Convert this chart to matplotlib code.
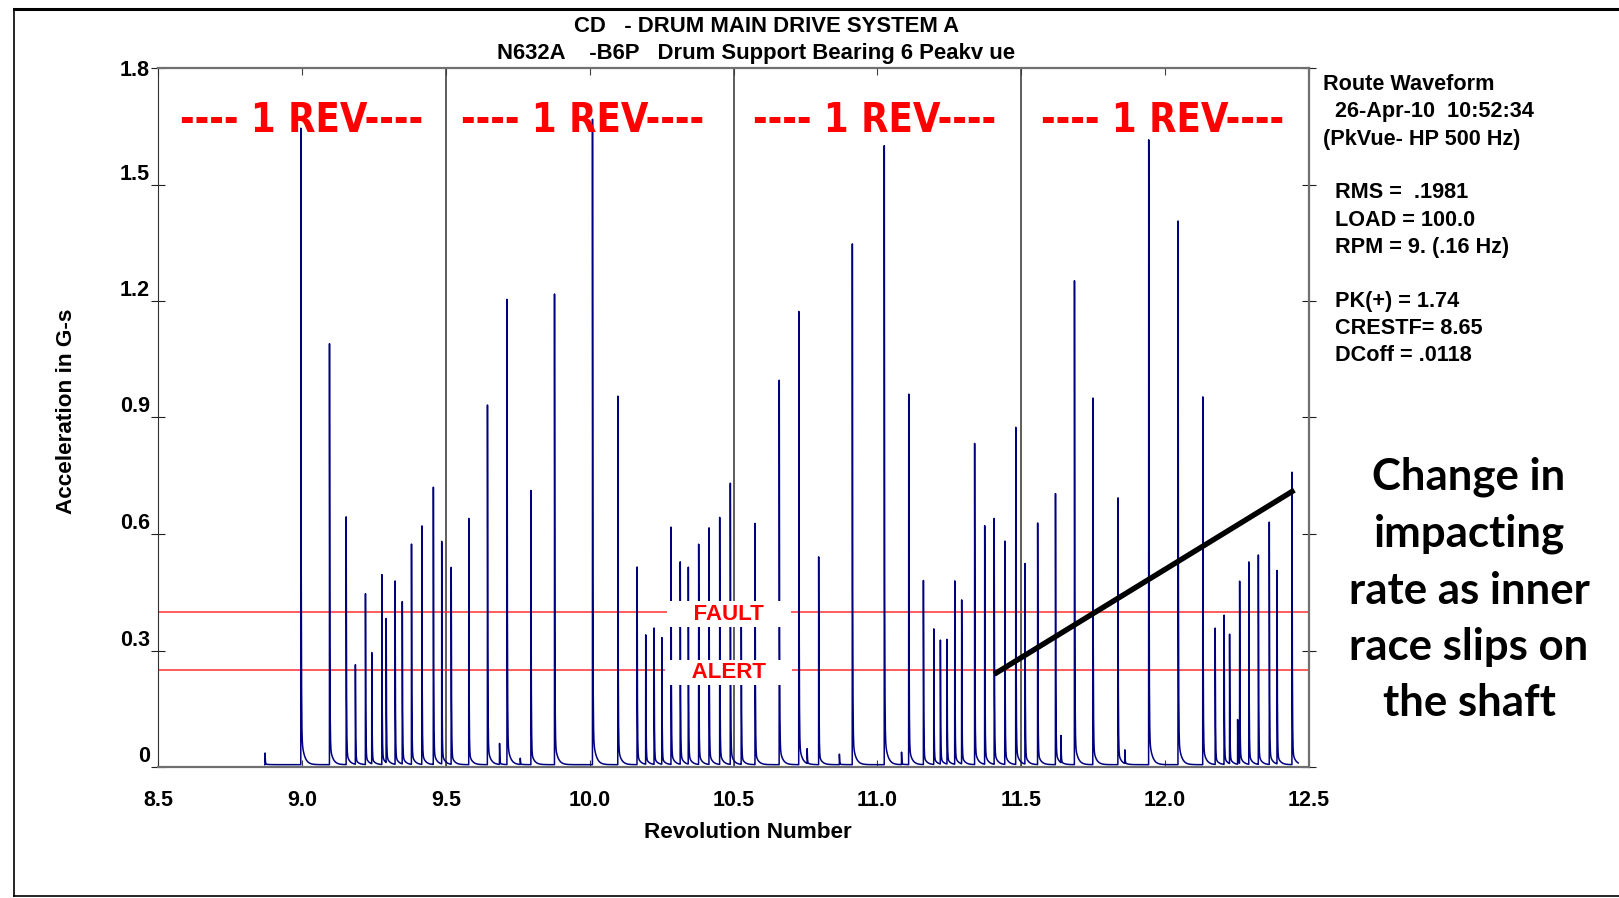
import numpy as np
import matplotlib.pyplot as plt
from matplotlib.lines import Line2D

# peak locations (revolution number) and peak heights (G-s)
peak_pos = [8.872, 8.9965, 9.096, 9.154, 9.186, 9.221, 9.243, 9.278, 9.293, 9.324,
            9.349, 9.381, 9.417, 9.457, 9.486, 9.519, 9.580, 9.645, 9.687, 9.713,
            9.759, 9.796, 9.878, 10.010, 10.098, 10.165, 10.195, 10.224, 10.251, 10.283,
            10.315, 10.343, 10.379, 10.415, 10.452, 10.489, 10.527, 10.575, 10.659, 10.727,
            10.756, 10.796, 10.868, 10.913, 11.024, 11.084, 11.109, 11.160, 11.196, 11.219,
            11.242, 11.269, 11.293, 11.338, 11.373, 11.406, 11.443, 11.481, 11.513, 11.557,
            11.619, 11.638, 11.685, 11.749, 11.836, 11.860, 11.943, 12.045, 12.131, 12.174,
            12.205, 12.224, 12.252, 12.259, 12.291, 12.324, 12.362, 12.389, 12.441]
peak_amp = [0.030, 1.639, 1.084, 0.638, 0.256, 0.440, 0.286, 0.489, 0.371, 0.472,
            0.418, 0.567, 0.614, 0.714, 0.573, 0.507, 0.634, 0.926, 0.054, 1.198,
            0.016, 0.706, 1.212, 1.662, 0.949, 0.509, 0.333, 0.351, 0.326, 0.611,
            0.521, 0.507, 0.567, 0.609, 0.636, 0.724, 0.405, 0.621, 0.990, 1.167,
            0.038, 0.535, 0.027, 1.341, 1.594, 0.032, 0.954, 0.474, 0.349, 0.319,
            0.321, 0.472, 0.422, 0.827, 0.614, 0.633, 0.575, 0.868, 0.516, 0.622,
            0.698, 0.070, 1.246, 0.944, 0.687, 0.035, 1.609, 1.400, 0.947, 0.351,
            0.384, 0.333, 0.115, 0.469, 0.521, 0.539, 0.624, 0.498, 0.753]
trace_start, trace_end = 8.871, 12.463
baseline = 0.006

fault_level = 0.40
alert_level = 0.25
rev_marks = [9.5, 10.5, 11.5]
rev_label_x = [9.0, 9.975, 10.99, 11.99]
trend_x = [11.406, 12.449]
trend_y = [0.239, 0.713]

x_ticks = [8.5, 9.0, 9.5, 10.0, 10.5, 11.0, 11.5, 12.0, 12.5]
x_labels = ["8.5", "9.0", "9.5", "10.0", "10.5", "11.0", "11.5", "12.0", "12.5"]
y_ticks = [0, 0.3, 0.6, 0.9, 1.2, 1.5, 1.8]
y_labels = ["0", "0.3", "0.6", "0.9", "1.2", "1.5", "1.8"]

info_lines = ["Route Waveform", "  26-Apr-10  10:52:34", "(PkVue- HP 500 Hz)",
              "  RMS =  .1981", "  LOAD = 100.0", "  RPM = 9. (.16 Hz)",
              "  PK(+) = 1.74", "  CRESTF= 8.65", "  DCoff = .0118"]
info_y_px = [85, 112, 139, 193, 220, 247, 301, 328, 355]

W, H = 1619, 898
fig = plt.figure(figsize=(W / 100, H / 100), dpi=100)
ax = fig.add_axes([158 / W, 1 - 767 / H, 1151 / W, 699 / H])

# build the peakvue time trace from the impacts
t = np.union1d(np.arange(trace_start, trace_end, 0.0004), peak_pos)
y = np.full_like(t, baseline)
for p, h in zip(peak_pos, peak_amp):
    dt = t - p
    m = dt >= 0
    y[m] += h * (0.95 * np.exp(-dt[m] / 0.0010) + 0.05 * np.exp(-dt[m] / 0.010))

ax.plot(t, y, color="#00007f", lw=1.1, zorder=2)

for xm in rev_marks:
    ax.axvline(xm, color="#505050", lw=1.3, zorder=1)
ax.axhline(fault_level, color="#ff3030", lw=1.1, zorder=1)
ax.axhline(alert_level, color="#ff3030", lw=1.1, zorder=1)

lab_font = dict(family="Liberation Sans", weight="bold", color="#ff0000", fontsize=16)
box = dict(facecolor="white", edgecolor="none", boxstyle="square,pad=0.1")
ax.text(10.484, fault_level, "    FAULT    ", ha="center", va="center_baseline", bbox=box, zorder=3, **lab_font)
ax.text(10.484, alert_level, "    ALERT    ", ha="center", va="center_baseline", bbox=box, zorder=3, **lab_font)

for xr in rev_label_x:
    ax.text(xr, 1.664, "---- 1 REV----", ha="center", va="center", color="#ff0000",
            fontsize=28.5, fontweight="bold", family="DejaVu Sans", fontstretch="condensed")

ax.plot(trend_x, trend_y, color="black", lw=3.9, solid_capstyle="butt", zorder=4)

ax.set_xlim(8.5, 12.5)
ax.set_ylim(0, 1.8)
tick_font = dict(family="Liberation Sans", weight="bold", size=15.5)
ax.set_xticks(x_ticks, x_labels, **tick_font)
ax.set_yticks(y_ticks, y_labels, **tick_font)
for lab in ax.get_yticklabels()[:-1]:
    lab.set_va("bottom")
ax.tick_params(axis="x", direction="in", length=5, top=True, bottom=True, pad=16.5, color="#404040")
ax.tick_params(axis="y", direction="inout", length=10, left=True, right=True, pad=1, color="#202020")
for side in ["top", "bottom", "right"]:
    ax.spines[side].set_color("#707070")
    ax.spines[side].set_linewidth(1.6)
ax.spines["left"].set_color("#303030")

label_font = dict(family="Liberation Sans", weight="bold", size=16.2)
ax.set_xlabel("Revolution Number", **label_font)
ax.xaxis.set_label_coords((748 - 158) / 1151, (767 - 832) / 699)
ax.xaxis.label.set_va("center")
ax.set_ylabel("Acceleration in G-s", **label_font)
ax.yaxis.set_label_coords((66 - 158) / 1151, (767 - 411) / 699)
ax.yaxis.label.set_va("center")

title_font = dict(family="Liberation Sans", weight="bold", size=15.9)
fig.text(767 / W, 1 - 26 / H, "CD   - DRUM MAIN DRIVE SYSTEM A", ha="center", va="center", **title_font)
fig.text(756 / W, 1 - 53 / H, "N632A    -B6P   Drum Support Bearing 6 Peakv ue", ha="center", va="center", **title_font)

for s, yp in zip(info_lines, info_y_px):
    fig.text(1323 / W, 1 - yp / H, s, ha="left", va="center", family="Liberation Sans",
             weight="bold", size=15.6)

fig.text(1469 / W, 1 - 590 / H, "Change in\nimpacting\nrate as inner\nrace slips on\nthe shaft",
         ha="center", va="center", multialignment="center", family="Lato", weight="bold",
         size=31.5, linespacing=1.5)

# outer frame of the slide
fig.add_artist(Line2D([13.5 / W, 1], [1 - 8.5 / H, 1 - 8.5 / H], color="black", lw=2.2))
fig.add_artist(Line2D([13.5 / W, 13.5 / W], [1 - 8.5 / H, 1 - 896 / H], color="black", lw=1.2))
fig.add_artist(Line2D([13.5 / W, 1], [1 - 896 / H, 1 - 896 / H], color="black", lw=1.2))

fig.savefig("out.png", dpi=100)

(PROBLEM):
Skip the pictures, please, and transcribe only the lines from the beginning of the material through the one that contains "from matplotlib.lines import Line2D".

(COMPLETE ANSWER):
Convert this chart to matplotlib code.
import numpy as np
import matplotlib.pyplot as plt
from matplotlib.lines import Line2D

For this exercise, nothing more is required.